Sacks’ legal starting point was a provision in the Affordable Care Act that established a procedure for CMS to redistribute residency slots when a teaching hospital closes. The first priority goes to hospitals in the same area as the closed hospital. Such a redistribution has happened 14 times since 2010, when the law was passed, Sacks said. Jefferson and Abington Health, one of the systems Jefferson has acquired since 2015, have bid on and won resident slots under that process. “You don’t have to pay for those residency slots,” Sacks said.

“If Hahnemann is closing, Congress is saying what happens to those residency slots,” he said.

Even though Hahnemann hasn’t had inpatients since late July, its lawyers seized on the notion that the hospital is still in business because it is still aiding former patients who call in for their records or seek help finding a new place to go for care.

“We are selling the provider agreement before we cease business,” said Mark Minuti, Hahnemann’s lead bankruptcy lawyer and a partner at Saul Ewing.

The hospital’s official closing date, under a state-approved plan, is Friday, when Jefferson is supposed to complete its purchase of the residency program.

Under the CMS doctor-training program, each teaching hospital has a cap on the number of residents CMS will pay for. Hospitals are allowed to hire more residents, but have to pay for them out of their own pockets. That’s what Jefferson has done, but it hasn’t said whether it would actually increase the number of residents it employs or substitute the acquired residents that are funded by CMS for those it already employs.

Lawyers called the sale of the residency program a creative way to salvage value from a perennially money-losing hospital.

An attempt to sell Hahnemann as an operating hospital during a few weeks in June failed. That was just before Hahnemann came too close to running out of money to safely operate, leading to the decision to close, Allen Wilen, the chief restructuring officer for Hahnemann’s parent company, testified Wednesday.

“It has systematic problems and systematic losses and capex [capital expenditure] needs,” Wilen said, making it so “you can’t operate this hospital at a profit.”

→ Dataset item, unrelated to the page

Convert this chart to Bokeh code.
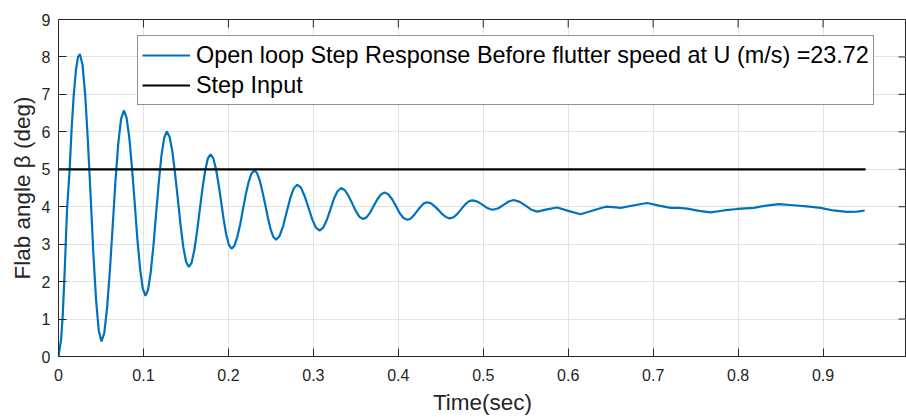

Since then, two companies, KPC Group and SBJ Group, which say they would like a chance to bid on Hahnemann as a going concern, have tried to insert themselves in the process. KPC, from California, even said during Wednesday’s hearing that it would be willing to pay $60 million for the residency program alone, with the intention of reopening the hospital.

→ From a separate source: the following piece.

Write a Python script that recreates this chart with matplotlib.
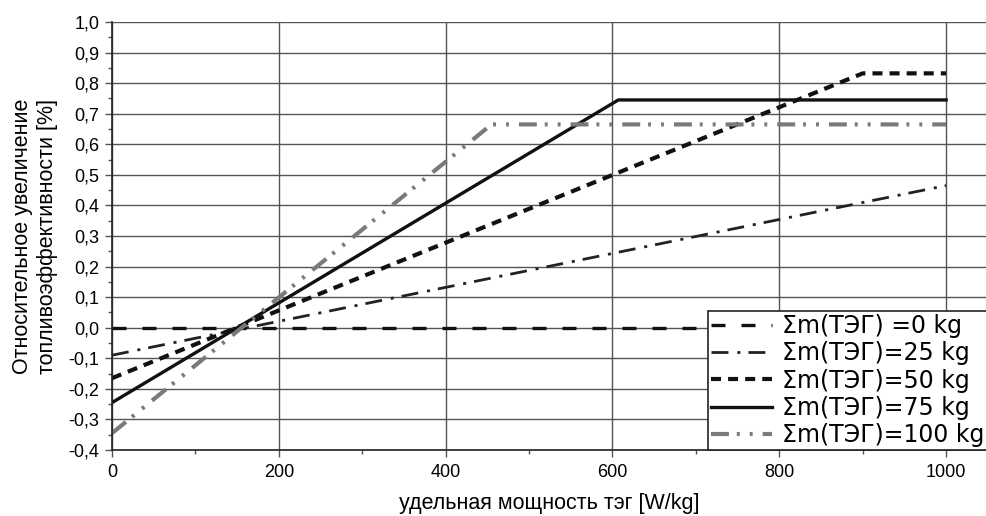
import matplotlib
matplotlib.use("Agg")
import matplotlib.pyplot as plt
from matplotlib.ticker import MultipleLocator, FuncFormatter

plt.rcParams['font.family'] = ['Liberation Sans', 'DejaVu Sans']

# data
labels = ["Σm(ТЭГ) =0 kg", "Σm(ТЭГ)=25 kg", "Σm(ТЭГ)=50 kg", "Σm(ТЭГ)=75 kg", "Σm(ТЭГ)=100 kg"]
x_0 = [0, 1000]
y_0 = [0.0, 0.0]
x_25 = [0, 1000]
y_25 = [-0.09, 0.465]
x_50 = [0, 900, 1000]
y_50 = [-0.165, 0.832, 0.832]
x_75 = [0, 607, 1000]
y_75 = [-0.245, 0.745, 0.745]
x_100 = [0, 455, 1000]
y_100 = [-0.345, 0.665, 0.665]

fig = plt.figure(figsize=(9.87, 5.16), dpi=100)
ax = fig.add_axes([112/987, 1 - 450/516, 1 - 112/987, (450 - 22)/516])

ax.plot(x_0, y_0, color='#111111', lw=2.4, dashes=(4.2, 4.8), label=labels[0])
ax.plot(x_25, y_25, color='#222222', lw=2.0, dashes=(6.1, 3.2, 1.1, 2.9), label=labels[1])
ax.plot(x_50, y_50, color='#111111', lw=3.0, dashes=(2.4, 1.7), label=labels[2])
ax.plot(x_75, y_75, color='#111111', lw=2.4, label=labels[3])
ax.plot(x_100, y_100, color='#7a7a7a', lw=3.0, dashes=(4.3, 1.9, 0.7, 2.4, 0.7, 2.4), label=labels[4])

ax.set_xlim(0, 1049)
ax.set_ylim(-0.4, 1.0)
ax.xaxis.set_major_locator(MultipleLocator(200))
ax.xaxis.set_minor_locator(MultipleLocator(100))
ax.yaxis.set_major_locator(MultipleLocator(0.1))
ax.yaxis.set_minor_locator(MultipleLocator(0.05))
ax.xaxis.set_major_formatter(FuncFormatter(lambda v, p: "%d" % v if v <= 1000 else ""))
ax.yaxis.set_major_formatter(FuncFormatter(lambda v, p: ("%.1f" % v).replace('.', ',').replace('-0,0', '0,0')))

ax.grid(True, which='major', color='#555555', lw=1.0)
ax.set_axisbelow(True)
for s in ['top', 'right']:
    ax.spines[s].set_visible(False)
for s in ['left', 'bottom']:
    ax.spines[s].set_color('#222222')
    ax.spines[s].set_linewidth(1.2)
ax.tick_params(which='major', direction='out', length=5, width=1, color='#555555', labelsize=13, pad=4)
ax.tick_params(which='minor', direction='out', length=3, width=1, color='#555555')
ax.tick_params(axis='x', pad=5)

ax.set_xlabel("удельная мощность тэг [W/kg]", fontsize=15.5, labelpad=9)
ax.set_ylabel("Относительное увеличение\nтопливоэффективности [%]", fontsize=15.5, labelpad=8)

leg = ax.legend(loc='lower right', bbox_to_anchor=(1.0, 0.0), borderaxespad=0,
                prop={'family': 'DejaVu Sans', 'size': 17},
                handlelength=2.6, handletextpad=0.4, labelspacing=0.14, borderpad=0.12,
                fancybox=False, frameon=True, edgecolor='#222222', framealpha=1)
leg.get_frame().set_linewidth(1.2)

fig.savefig("out.png", dpi=100)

“We’re here because we think we can provide a better outcome,” a lawyer for KPC said.

Gross said it was too late: “The auction closed.”

A separate auction for St. Christopher’s is scheduled for Sept. 18. Potential bidders for the North Philadelphia safety-net hospital include a team of Tower Health and Drexel University and a consortium comprised of Einstein Healthcare Network, Jefferson Health, Philadelphia College of Osteopathic Medicine, and Temple University Health System.